Zombie apocalypse wedding??
At long last, a cake I get! It's a wedding cake that is itself a Bride: the blushing Bride of Frankenstein. It's the little lacy white frills along each tier that give it away. How perceptive of the baker to see that the bride may have THOUGHT she loved baseball, but was really a sci-fi geek.
@Craig: Well, you're much "kinder" than I am, in calling those things "large moths"--I was going to refer to them as bats! (Either way, not something one would normally wish for on a baked good...)
=^-.-^=
Home plate is backward on the original cake.

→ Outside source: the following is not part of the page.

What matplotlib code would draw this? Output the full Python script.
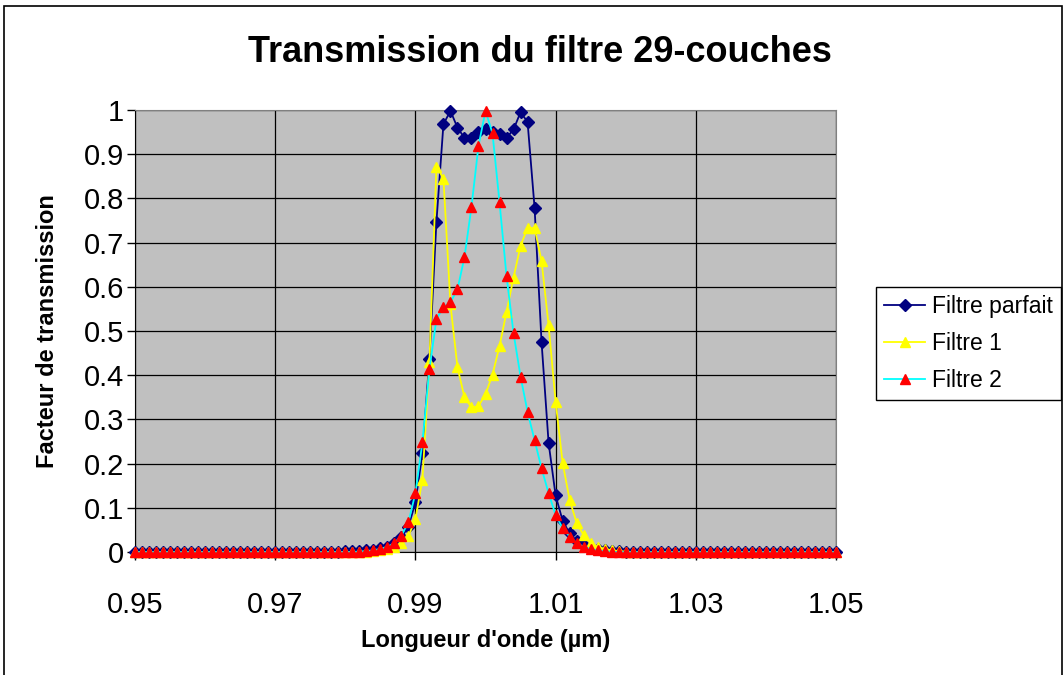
import numpy as np
import matplotlib
matplotlib.use("Agg")
import matplotlib.pyplot as plt
from matplotlib.patches import Rectangle

plt.rcParams['font.family'] = ['Liberation Sans', 'DejaVu Sans']

# Longueurs d'onde (µm), pas de 0.001
wavelength = np.round(np.linspace(0.95, 1.05, 101), 3)

filtre_parfait = [
    0, 0, 0, 0, 0, 0, 0, 0, 0, 0,
    0, 0, 0, 0, 0, 0, 0, 0, 0, 0,
    0, 0, 0, 0, 0, 0, 0, 0, 0, 0,
    0.002, 0.002, 0.003, 0.004, 0.005, 0.008, 0.012, 0.020, 0.033, 0.057,
    0.112, 0.223, 0.437, 0.747, 0.968, 0.998, 0.960, 0.937, 0.937, 0.951,
    0.957, 0.951, 0.945, 0.937, 0.956, 0.995, 0.973, 0.779, 0.474, 0.247,
    0.128, 0.071, 0.042, 0.025, 0.015, 0.010, 0.006, 0.004, 0.003, 0.002,
    0.001, 0, 0, 0, 0, 0, 0, 0, 0, 0,
    0, 0, 0, 0, 0, 0, 0, 0, 0, 0,
    0, 0, 0, 0, 0, 0, 0, 0, 0, 0,
    0,
]

filtre_1 = [
    0, 0, 0, 0, 0, 0, 0, 0, 0, 0,
    0, 0, 0, 0, 0, 0, 0, 0, 0, 0,
    0, 0, 0, 0, 0, 0, 0, 0, 0, 0,
    0, 0, 0, 0.001, 0.002, 0.004, 0.007, 0.012, 0.020, 0.036,
    0.074, 0.164, 0.430, 0.872, 0.845, 0.560, 0.418, 0.350, 0.327, 0.330,
    0.357, 0.401, 0.466, 0.543, 0.621, 0.693, 0.733, 0.733, 0.658, 0.513,
    0.340, 0.202, 0.118, 0.066, 0.038, 0.020, 0.012, 0.007, 0.004, 0.002,
    0.001, 0, 0, 0, 0, 0, 0, 0, 0, 0,
    0, 0, 0, 0, 0, 0, 0, 0, 0, 0,
    0, 0, 0, 0, 0, 0, 0, 0, 0, 0,
    0,
]

filtre_2 = [
    0, 0, 0, 0, 0, 0, 0, 0, 0, 0,
    0, 0, 0, 0, 0, 0, 0, 0, 0, 0,
    0, 0, 0, 0, 0, 0, 0, 0, 0, 0,
    0, 0, 0.001, 0.002, 0.004, 0.007, 0.012, 0.020, 0.037, 0.067,
    0.133, 0.248, 0.413, 0.527, 0.554, 0.565, 0.594, 0.667, 0.781, 0.919,
    0.998, 0.947, 0.791, 0.624, 0.495, 0.397, 0.317, 0.253, 0.189, 0.133,
    0.084, 0.054, 0.035, 0.020, 0.012, 0.007, 0.004, 0.002, 0.001, 0,
    0, 0, 0, 0, 0, 0, 0, 0, 0, 0,
    0, 0, 0, 0, 0, 0, 0, 0, 0, 0,
    0, 0, 0, 0, 0, 0, 0, 0, 0, 0,
    0,
]

x_ticks = [0.95, 0.97, 0.99, 1.01, 1.03, 1.05]
y_ticks = [0, 0.1, 0.2, 0.3, 0.4, 0.5, 0.6, 0.7, 0.8, 0.9, 1]

fig = plt.figure(figsize=(10.64, 6.75), dpi=100)
ax = fig.add_axes([135/1064, 1 - 552/675, 701/1064, 442/675])
ax.set_facecolor('#C0C0C0')

# cadre autour de la figure
fig.patches.append(Rectangle((4/1064, -0.02), 1058/1064, 1.02 - 6/675, transform=fig.transFigure,
                             fill=False, edgecolor='black', linewidth=1.2))

ax.plot(wavelength, filtre_parfait, color='#000080', marker='D', markersize=6,
        linewidth=1.3, label='Filtre parfait', clip_on=False, zorder=3)
ax.plot(wavelength, filtre_1, color='#FFFF00', marker='^', markersize=7.5,
        markerfacecolor='#FFFF00', markeredgecolor='#FFFF00',
        linewidth=1.3, label='Filtre 1', clip_on=False, zorder=4)
ax.plot(wavelength, filtre_2, color='#00FFFF', marker='^', markersize=7.5,
        markerfacecolor='#FF0000', markeredgecolor='#FF0000',
        linewidth=1.3, label='Filtre 2', clip_on=False, zorder=5)

ax.set_xlim(0.95, 1.05)
ax.set_ylim(0, 1)
ax.set_xticks(x_ticks)
ax.set_xticklabels([f"{t:g}" for t in x_ticks])
ax.set_yticks(y_ticks)
ax.set_yticklabels([f"{t:g}" for t in y_ticks])
ax.grid(True, color='black', linewidth=0.9)
ax.set_axisbelow(True)

ax.tick_params(axis='both', direction='out', length=6, width=1, labelsize=21)
ax.tick_params(axis='y', pad=2)
ax.tick_params(axis='x', pad=22)
ax.spines['top'].set_color('#808080')
ax.spines['right'].set_color('#808080')
for s in ['left', 'bottom']:
    ax.spines[s].set_color('black')

ax.set_xlabel("Longueur d'onde (µm)", fontsize=17, fontweight='bold', labelpad=7)
ax.set_ylabel("Facteur de transmission", fontsize=17, fontweight='bold', labelpad=18)
fig.text(540/1064, 1 - 52/675, "Transmission du filtre 29-couches", fontsize=26,
         fontweight='bold', ha='center', va='center')

leg = fig.legend(loc='upper left', bbox_to_anchor=(876/1064, 1 - 287/675),
                 fontsize=16.5, frameon=True, fancybox=False, framealpha=1,
                 edgecolor='black', borderaxespad=0, handlelength=1.8,
                 handletextpad=0.3, labelspacing=0.62, borderpad=0.35)
leg.get_frame().set_linewidth(1.0)

fig.savefig('out.png', dpi=100)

Home plate is backward on the original cake.
three foul balls?
on the down side, they're foul.
on the up side, he's got three of them.
Man, I hope you guys who are supposed to be (lol) working are on a break (lol), or at least looking over your shoulders (lol), because if I were the boss *snort*, I wouldn't likely take too kindly ;) *wink* to someone playing around while being actually, you know, paid.
...Y'know? =^>.~^= (wink)
Best puns ever on Cake Wrecks!!
@Natalie ("Home plate is backward on the original cake.")

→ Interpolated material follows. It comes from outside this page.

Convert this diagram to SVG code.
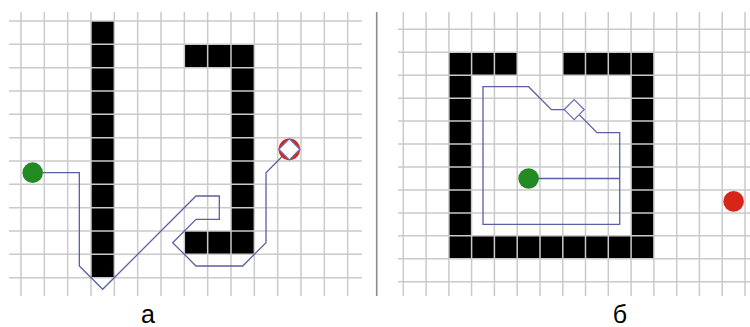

Holey cow--you're right!! Good catch! I wouldn't have noticed that in a gazillion years!
=^!O.O!^=
what the frosting??
the white border at the bottom of each non-white layer?? really?? decorating 101, peeps, don't mix white with ivory, tans or whatever the freak that color is...
UGH
(Annie and MovieMom win the interwebs!!)
Again, I have no sympathy at all for abride who asked another baker to copy some one else's work.
Wow. I really hope the bride had on her running shoes after she saw this cake. She would need them to chase the baker lol. I can only imagine what happened after she saw this.
Well... at least they got it stitched up after the coroner was done with it.
Takes the phrase 'making a balls-up' to a whole new level...
There was obviously something wrong with the batter.
@Pam: ("I have no sympathy at all for a bride who asked another baker to copy some one else's work.")
What about a baker who is willing to COPY another's work? They're just as bad-if not worse!